Should he find the silver, Hayes’ next step is to get a sample in front of a judge in Manhattan, who will decide who gets to keep the money and how much.
“In any other state but New York you’d present any artifact you’d salvaged from the area to a judge,” he says. “It could be anything, a screwdriver, a pipe, whatever—and you’d get salvage rights to that area.” In New York, Hayes has to show up with an actual bar of silver.
“And who knows how many more people will come out here looking for it?”
Whether it’s Hayes who’s the first to stand in a courtroom clutching a 75-pound bar of silver or the shady competitor buzzing nearby on the Kill, he remains philosophical at the prospect of being bested.
“To be honest,” he says, “I think I’d feel some sense of relief. I’d be able to let it go. Look, I’d rather someone, anyone, found it than have it sit down there forever.”
A frequent contributor to Men’s Health and New York, GRANT STODDARD hopes to buy stock in Aqua Survey, Inc.
A step-by-step account of how $26 million in silver bars went missing.
1 Late at night on September 26, 1903, the Harold, a barge laden with 7,000 bars of silver bullion, leaves Manhattan. One of 14 barges pulled by a tug boat, the Harold is en route to a smelting plant in Perth Amboy, New Jersey.

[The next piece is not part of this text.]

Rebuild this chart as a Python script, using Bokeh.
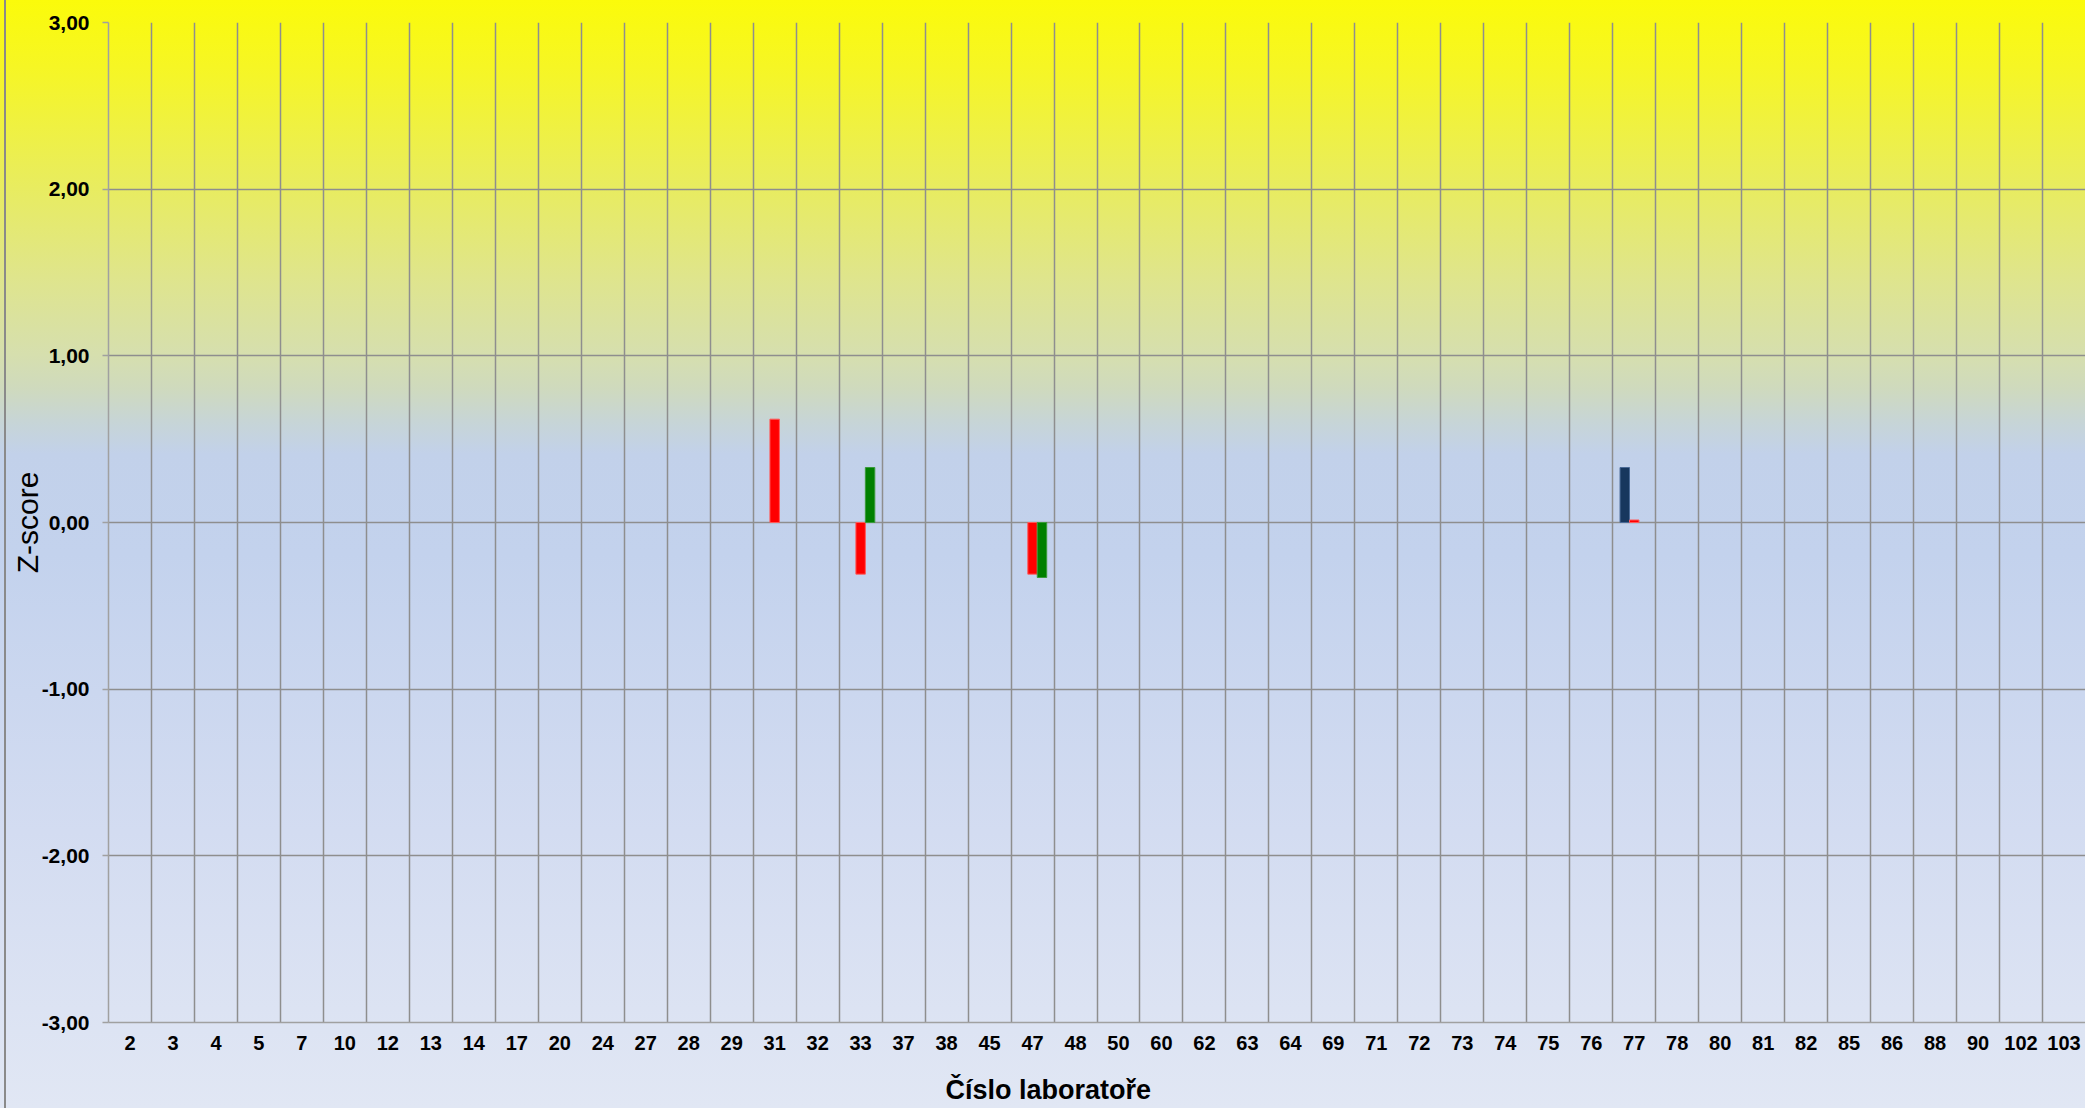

2 At a speed of just a couple knots, the convoy makes its way around the tip of Manhattan, past the Statue of Liberty and Ellis Island, into Arthur Kill. The Harold is improperly tied by a reportedly drunken crew, and it begins to list to starboard.
3 Starting around 2 a.m., just a few miles short of the smelting plant in the mouth of the Kill, the Harold rolls and spills all but 200 of the “pigs,” most likely in small batches along the riverbed.
4 Awakened by the splashes, Captain Peter Moore nevertheless fails to notice the Harold listing in the rear of the convoy.
5 Upon arriving at the works, stevedores discover the missing bars, and when Moore is questioned, he can offer only a rough position, based on the moon. The load, now worth $26 million, is still down there.